Eduard Alberti (11 March 1827 – 28 February 1898) was a German literary historian and philosopher. His surviving published output includes approximately twenty biographical entries in Allgemeine Deutsche Biographie.

==Life==
Eduard Christian Scharlau Alberti was born in Friedrichstadt, at that time in the Duchy of Schleswig, then part of Denmark. He attended school in his hometown and then, between 1844 and Easter 1848, undertook a training in printing and book production ("Buchdruck"). He then returned to school, switching to a Gelehrtenschule (Pre-university academy) in nearby Husum. In 1850, in further pursuit of his academic objectives, he enrolled at the University of Kiel where, primarily under the supervision of Peter Wilhelm Forchhammer, he studied classical philology, passing his final exams in the first part of 1854.

After this, till 1856 Alberti worked as a home tutor in Schwansen, employed by the family of the jurist-politician Magnus von Moltke. At the same time he worked on his doctorate (PhD) which he received in July 1856. In 1857, after a lengthy stay in Copenhagen, he received his habilitation (higher academic qualification), still from Kiel University. At the same time he was working as an assistant at the university library, where in 1868 he was promoted to the position of "deputy custos".

After receiving a "professor" title in 1893, Eduard Alberti entered retirement with effect from 1 April 1894. He lived his final few years in Voorde (Flintbek), just outside Kiel. He died at Voorde on 28 February 1898, a couple of weeks short of what would have been his seventy-first birthday.

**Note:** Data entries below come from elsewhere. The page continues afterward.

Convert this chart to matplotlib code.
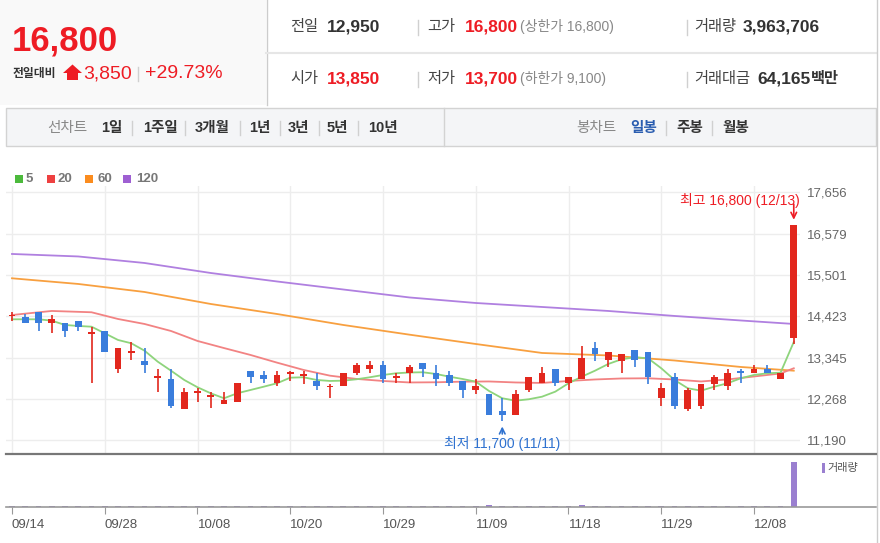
import numpy as np
import matplotlib
matplotlib.use('Agg')
import matplotlib.pyplot as plt
from matplotlib.patches import Rectangle, Polygon
from matplotlib.lines import Line2D

plt.rcParams['font.family'] = ['Liberation Sans', 'Noto Sans CJK KR']

# ---- data ----
dates = ['09/14', '09/15', '09/16', '09/17', '09/23', '09/24', '09/27', '09/28', '09/29', '09/30',
         '10/01', '10/05', '10/06', '10/07', '10/08', '10/12', '10/13', '10/14', '10/15', '10/18',
         '10/19', '10/20', '10/21', '10/22', '10/25', '10/26', '10/27', '10/28', '10/29', '11/01',
         '11/02', '11/03', '11/04', '11/05', '11/08', '11/09', '11/10', '11/11', '11/12', '11/15',
         '11/16', '11/17', '11/18', '11/19', '11/22', '11/23', '11/24', '11/25', '11/26', '11/29',
         '11/30', '12/01', '12/02', '12/03', '12/06', '12/07', '12/08', '12/09', '12/10', '12/13']

opens = [14450, 14400, 14550, 14250, 14250, 14300, 14000, 14050, 13050, 13500,
         13250, 12850, 12800, 12000, 12450, 12350, 12150, 12200, 13000, 12900,
         12700, 12950, 12900, 12750, 12600, 12600, 12950, 13050, 13150, 12850,
         12950, 13200, 12950, 12900, 12750, 12500, 12400, 11950, 11850, 12500,
         12700, 13050, 12700, 12800, 13600, 13300, 13250, 13550, 13500, 12300,
         12850, 12000, 12100, 12650, 12600, 13000, 12950, 13050, 12800, 13850]
highs = [14550, 14500, 14550, 14450, 14250, 14300, 14150, 14050, 13600, 13750,
         13600, 13050, 13050, 12550, 12550, 12450, 12450, 12700, 13000, 13000,
         13000, 13000, 13000, 12950, 12650, 12950, 13200, 13250, 13250, 12950,
         13150, 13200, 13150, 13000, 12750, 12800, 12400, 12300, 12500, 12850,
         13100, 13050, 12850, 13650, 13750, 13500, 13450, 13550, 13500, 12700,
         12950, 12550, 12650, 12900, 13050, 13050, 13150, 13150, 12950, 16800]
lows = [14300, 14250, 14050, 14000, 13900, 14050, 12700, 13500, 12950, 13300,
        12950, 12450, 12050, 12000, 12200, 12050, 12150, 12200, 12700, 12700,
        12600, 12750, 12650, 12500, 12300, 12600, 12900, 12950, 12700, 12700,
        12700, 12850, 12600, 12600, 12300, 12400, 11850, 11700, 11850, 12450,
        12700, 12600, 12500, 12800, 13250, 13100, 12950, 13100, 12650, 12100,
        12000, 11950, 12000, 12500, 12500, 12700, 12950, 12950, 12800, 13700]
closes = [14450, 14250, 14250, 14350, 14050, 14150, 14000, 13500, 13600, 13500,
          13150, 12850, 12100, 12450, 12450, 12350, 12250, 12700, 12850, 12800,
          12900, 12950, 12900, 12600, 12600, 12950, 13150, 13150, 12800, 12850,
          13100, 13050, 12800, 12700, 12500, 12600, 11850, 11850, 12400, 12850,
          12950, 12700, 12850, 13350, 13450, 13500, 13450, 13300, 12850, 12550,
          12100, 12500, 12650, 12850, 12950, 12950, 13050, 12950, 12950, 16800]
volumes = [6000, 5000, 7000, 4000, 5000, 4000, 8000, 7000, 7000, 4000,
           5000, 6000, 8000, 5000, 3000, 3000, 3000, 5000, 4000, 3000,
           4000, 2000, 2000, 3000, 3000, 4000, 5000, 3000, 4000, 2000,
           3000, 3000, 3000, 3000, 4000, 3000, 160000, 8000, 7000, 6000,
           5000, 5000, 4000, 150000, 7000, 5000, 5000, 4000, 6000, 5000,
           7000, 6000, 5000, 4000, 5000, 3000, 3000, 3000, 4000, 3963706]

ma5 = [14350, 14350, 14350, 14314, 14202, 14176, 14157, 13985, 13811, 13725,
       13532, 13245, 13010, 12768, 12578, 12421, 12291, 12421, 12507, 12593,
       12682, 12828, 12838, 12768, 12742, 12750, 12786, 12838, 12898, 12943,
       12963, 12969, 12924, 12854, 12794, 12724, 12481, 12291, 12228, 12265,
       12332, 12463, 12682, 12854, 13010, 13185, 13307, 13360, 13334, 13073,
       12768, 12552, 12489, 12593, 12682, 12812, 12898, 12943, 12958, 13758]
ma20_idx = [0, 3, 6, 8, 10, 12, 14, 16, 18, 20, 22, 24, 26, 28, 30, 32, 34, 36, 38, 40,
            42, 44, 46, 48, 50, 52, 54, 56, 58, 59]
ma20 = [14462, 14567, 14533, 14358, 14228, 14045, 13785, 13600, 13420, 13220, 13030, 12880,
        12795, 12742, 12703, 12708, 12724, 12729, 12703, 12690, 12742, 12781, 12807, 12812,
        12781, 12729, 12781, 12859, 12937, 13073]
ma_long_idx = [0, 5, 10, 15, 20, 25, 30, 35, 40, 45, 50, 55, 59]
ma60 = [15419, 15271, 15062, 14749, 14488, 14202, 13949, 13706, 13472, 13407, 13276, 13107, 13010]
ma120 = [16053, 15988, 15818, 15557, 15336, 15127, 14919, 14775, 14671, 14567, 14437, 14319, 14228]

price_ticks = [11190, 12268, 13345, 14423, 15501, 16579, 17656]
tick_every = 7

RED = '#e2271d'
BLUE = '#3a7ddc'
TXT_RED = '#ee1c24'
TXT_BLUE = '#2f72d0'

W, H = 880, 543
fig = plt.figure(figsize=(8.8, 5.43), dpi=100)


def fx(x):
    return x / W


def fy(y):
    return 1 - y / H


def hline(x0, x1, y, color, lw=1.0):
    fig.add_artist(Line2D([fx(x0), fx(x1)], [fy(y), fy(y)], color=color, lw=lw))


def vline(x, y0, y1, color, lw=1.0):
    fig.add_artist(Line2D([fx(x), fx(x)], [fy(y0), fy(y1)], color=color, lw=lw))


def label(x, y, s, size, color, weight='normal', ha='left'):
    fig.text(fx(x), fy(y), s, fontsize=size, color=color, fontweight=weight,
             ha=ha, va='center')


# ---- header ----
fig.add_artist(Rectangle((0, fy(105)), fx(266), 105 / H, facecolor='#f9f9f9',
                         edgecolor='none', zorder=0))
vline(266.5, 0, 105, '#cccccc')
hline(266, 876, 52.5, '#e6e6e6', 1.5)
vline(876.5, 0, 543, '#cccccc')

label(12, 41, '16,800', 25, TXT_RED, 'bold')
label(13, 74, '전일대비', 8.5, '#333333', 'bold')
fig.add_artist(Polygon([(fx(63), fy(73)), (fx(72.5), fy(64.5)), (fx(82), fy(73)),
                        (fx(78), fy(73)), (fx(78), fy(80)), (fx(67), fy(80)),
                        (fx(67), fy(73))], closed=True, facecolor=TXT_RED, edgecolor='none'))
label(83, 74, '3,850', 14, TXT_RED)
vline(138, 67, 81, '#d0d0d0')
label(145, 74, '+29.73%', 14, TXT_RED)

for y, items in [(27, [('전일', '12,950', '#333333', None), ('고가', '16,800', TXT_RED, '(상한가 16,800)'),
                       ('거래량', '3,963,706', '#333333', None)]),
                 (79, [('시가', '13,850', TXT_RED, None), ('저가', '13,700', TXT_RED, '(하한가 9,100)'),
                       ('거래대금', '64,165', '#333333', None)])]:
    xs = [(290, 327), (427, 465), (694, 743 if y == 27 else 757)]
    for (name, val, col, extra), (x0, x1) in zip(items, xs):
        label(x0, y, name, 11, '#444444')
        label(x1, y, val, 12.5, col, 'bold')
        if extra:
            label(520, y, extra, 10, '#888888')
    vline(418, y - 7, y + 8, '#d0d0d0')
    vline(687, y - 7, y + 8, '#d0d0d0')
label(811, 79, '백만', 11, '#333333', 'bold')

# ---- toolbar ----
fig.add_artist(Rectangle((fx(6), fy(146)), (876 - 6) / W, 38 / H, facecolor='#f4f5f7',
                         edgecolor='#d3d3d3', lw=1, zorder=0))
vline(444, 108, 146, '#d3d3d3')
label(47, 128, '선차트', 10.5, '#888888')
for x, s in [(101, '1일'), (143, '1주일'), (195, '3개월'), (249, '1년'), (288, '3년'),
             (327, '5년'), (368, '10년')]:
    label(x, 128, s, 10.5, '#333333', 'bold')
for x in [132, 185, 240, 280, 319, 358, 666, 712]:
    vline(x, 121, 135, '#d0d0d0')
label(576, 128, '봉차트', 10.5, '#888888')
label(630, 128, '일봉', 10.5, '#2a5db0', 'bold')
label(676, 128, '주봉', 10.5, '#333333', 'bold')
label(722, 128, '월봉', 10.5, '#333333', 'bold')

# ---- MA legend ----
for x, tx, s, c in [(15, 26, '5', '#4cba3c'), (47, 57, '20', '#ee4040'),
                    (85, 97, '60', '#fb8c1e'), (123, 136, '120', '#9e5fd2')]:
    fig.add_artist(Rectangle((fx(x), fy(183)), 8 / W, 8 / H, facecolor=c, edgecolor='none'))
    label(tx, 179.5, s, 9.5, '#777777', 'bold')

# ---- price pane ----
x = np.arange(len(dates))
ax1 = fig.add_axes([fx(6), fy(453), (800 - 6) / W, (453 - 186) / H])
ax1.set_xlim(-0.4528, 59.47)
ax1.set_ylim(10864, 17825)
for s in ax1.spines.values():
    s.set_visible(False)
ax1.set_xticks(x[::tick_every])
ax1.tick_params(axis='x', length=0, labelbottom=False)
ax1.yaxis.tick_right()
ax1.set_yticks(price_ticks, [f'{v:,}' for v in price_ticks])
ax1.tick_params(axis='y', length=0, pad=5, labelsize=9.5, labelcolor='#666666')
ax1.grid(color='#ededed', lw=1)
ax1.set_axisbelow(True)

ax1.plot(ma_long_idx, ma120, color='#b080e0', lw=1.3, zorder=2)
ax1.plot(ma_long_idx, ma60, color='#f8a040', lw=1.3, zorder=2)
ax1.plot(ma20_idx, ma20, color='#f28383', lw=1.3, zorder=2)
ax1.plot(x, ma5, color='#8ed47c', lw=1.3, zorder=2)

o = np.array(opens)
c = np.array(closes)
cols = np.where(c >= o, RED, BLUE)
ax1.vlines(x, lows, highs, colors=cols, lw=1.2, zorder=3)
body = np.abs(c - o)
bh = np.maximum(body, 45)
bottom = np.minimum(o, c) - (bh - body) / 2
ax1.bar(x, bh, bottom=bottom, width=0.5, color=cols, linewidth=0, zorder=4)

hi_i = int(np.argmax(highs))
lo_i = int(np.argmin(lows))
ax1.annotate('', xy=(hi_i, highs[hi_i]), xytext=(0, 21), textcoords='offset pixels',
             arrowprops=dict(arrowstyle='->', color=TXT_RED, lw=1.2, shrinkA=0, shrinkB=4))
ax1.annotate(f'최고 {highs[hi_i]:,} ({dates[hi_i]})', xy=(hi_i, highs[hi_i]),
             xytext=(6, 25), textcoords='offset pixels', ha='right', va='center',
             fontsize=10, color=TXT_RED, annotation_clip=False)
ax1.annotate('', xy=(lo_i, lows[lo_i]), xytext=(0, -13), textcoords='offset pixels',
             arrowprops=dict(arrowstyle='->', color=TXT_BLUE, lw=1.2, shrinkA=0, shrinkB=4))
ax1.annotate(f'최저 {lows[lo_i]:,} ({dates[lo_i]})', xy=(lo_i, lows[lo_i]),
             xytext=(0, -23), textcoords='offset pixels', ha='center', va='center',
             fontsize=10, color=TXT_BLUE, annotation_clip=False)

hline(6, 876, 453.5, '#777777', 1.6)

# ---- volume pane ----
ax2 = fig.add_axes([fx(6), fy(506.5), (876 - 6) / W, (506.5 - 455) / H])
ax2.set_xlim(-0.4528, 65.21)
ax2.set_ylim(0, 4.55e6)
ax2.bar(x, volumes, width=0.42, color='#9a7fd0', linewidth=0, zorder=1)
for k in ['top', 'left', 'right']:
    ax2.spines[k].set_visible(False)
ax2.spines['bottom'].set_color('#999999')
ax2.spines['bottom'].set_linewidth(1.2)
ax2.spines['bottom'].set_zorder(5)
ax2.set_yticks([])
ax2.set_xticks(x[::tick_every], dates[::tick_every])
for t in ax2.get_xticklabels():
    t.set_horizontalalignment('left')
ax2.tick_params(axis='x', length=5, color='#999999', labelsize=9.5, labelcolor='#555555', pad=4)

fig.add_artist(Rectangle((fx(822), fy(473)), 3 / W, 10 / H, facecolor='#9a7fd0', edgecolor='none'))
label(827, 468, '거래량', 8, '#555555')

fig.savefig('out.png', dpi=100)
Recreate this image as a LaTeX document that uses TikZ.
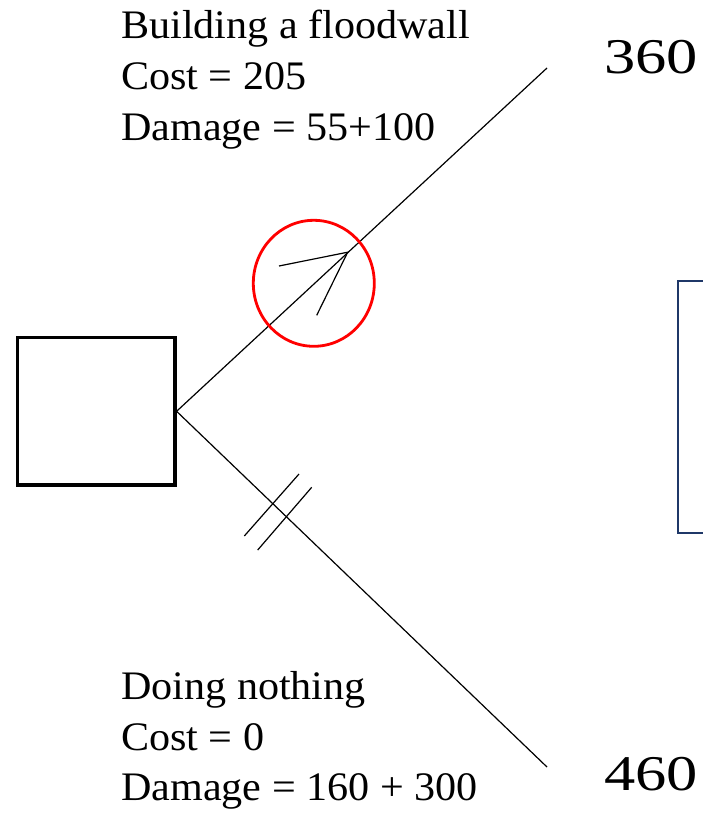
\documentclass[tikz,border=0pt]{standalone}
\usepackage{fontspec}
\setmainfont{Liberation Serif}
\usetikzlibrary{shapes.geometric}
\definecolor{navy}{RGB}{31,56,104}
\tikzset{
  conn/.style={draw=black, line width=1.2pt},
  lbl/.style={anchor=base west, inner sep=0pt, font=\fontsize{40.5}{40.5}\selectfont},
  num/.style={anchor=base west, inner sep=0pt, font=\fontsize{50}{50}\selectfont},
  decbox/.style={draw=black, line width=3.3pt, minimum width=157.3pt, minimum height=147.3pt, inner sep=0pt},
  hilite/.style={ellipse, draw=red, line width=2.8pt, minimum width=121pt, minimum height=126pt, inner sep=0pt}
}
\newcommand{\wx}[1]{\scalebox{1.04}[1]{#1}}
\newcommand{\wn}[1]{\scalebox{1.25}[1]{#1}}
\begin{document}
\begin{tikzpicture}[x=1pt,y=-1pt]
\useasboundingbox (0,0) rectangle (703,814);
% decision node
\node[decbox] (dec) at (96.3,411.3) {};
% branch ends
\coordinate (e1) at (547,68);
\coordinate (e2) at (547,767);
\draw[conn] (dec.east) -- (e1);
\draw[conn] (dec.east) -- (e2);
% arrow head
\coordinate (tip) at (347.7,252.2);
\coordinate (b1) at (279,266);
\coordinate (b2) at (316.7,315.3);
\draw[conn, line join=miter] (b1) -- (tip) -- (b2);
% highlight circle
\node[hilite] (hl) at (313.8,283.3) {};
% double bar
\coordinate (s1a) at (244.3,536);
\coordinate (s1b) at (299,474);
\coordinate (s2a) at (257.7,550);
\coordinate (s2b) at (311.7,487.3);
\draw[conn] (s1a) -- (s1b);
\draw[conn] (s2a) -- (s2b);
% right box (partly outside)
\coordinate (r1) at (720,280.7);
\coordinate (r2) at (678.3,280.7);
\coordinate (r3) at (678.3,532.7);
\coordinate (r4) at (720,532.7);
\draw[navy, line width=2pt] (r1) -- (r2) -- (r3) -- (r4);
% labels
\node[lbl] (t1) at (121,38) {\wx{Building a floodwall}};
\node[lbl] (t2) at (121,89.5) {\wx{Cost = 205}};
\node[lbl] (t3) at (121,140) {\wx{Damage = 55+100}};
\node[lbl] (u1) at (121,699.3) {\wx{Doing nothing}};
\node[lbl] (u2) at (121,750) {\wx{Cost = 0}};
\node[lbl] (u3) at (121,800.5) {\wx{Damage = 160 + 300}};
\node[num] (n1) at (604,73.3) {\wn{360}};
\node[num] (n2) at (604,790) {\wn{460}};
\end{tikzpicture}
\end{document}
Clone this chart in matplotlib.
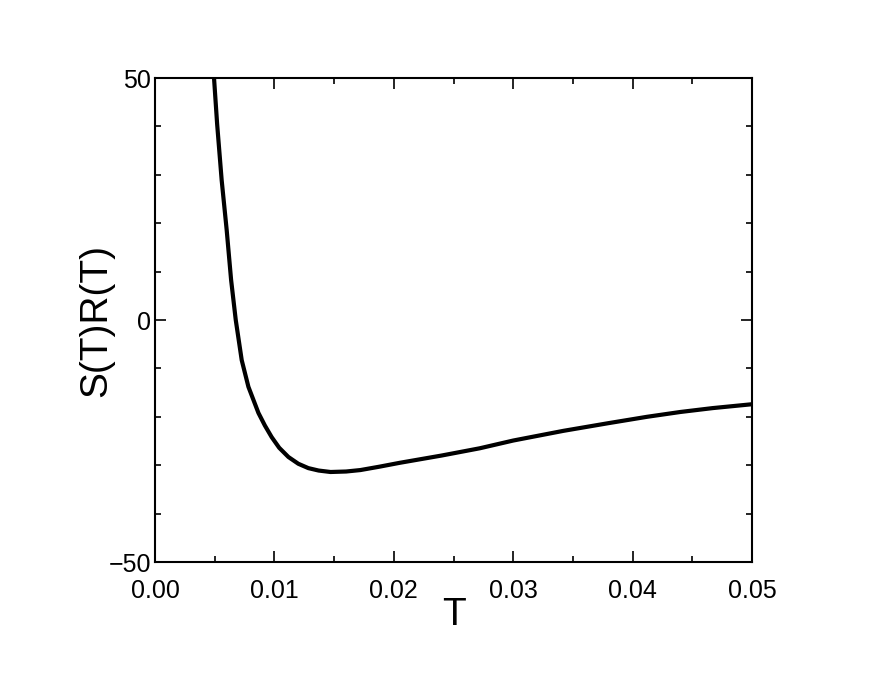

Alberti's more enduring footprint on history results from his published output, notably a new edition of Lexicon of Writers in Schleswig-Holstein-Lauenburg and Eutin (Lexikons der Schleswig-Holstein-Lauenburgischen und Eutinischen Schriftsteller). He worked on Allgemeine Deutsche Biographie, to which he contributed approximately twenty articles for the volumes covering the letters B to E. He also wrote on his own account: his final work, produced jointly with his brother Leopold Alberti, was entitled Poems of Two Brothers (German: Gedichte zweier Brüder) and appeared in 1898 very shortly before his death.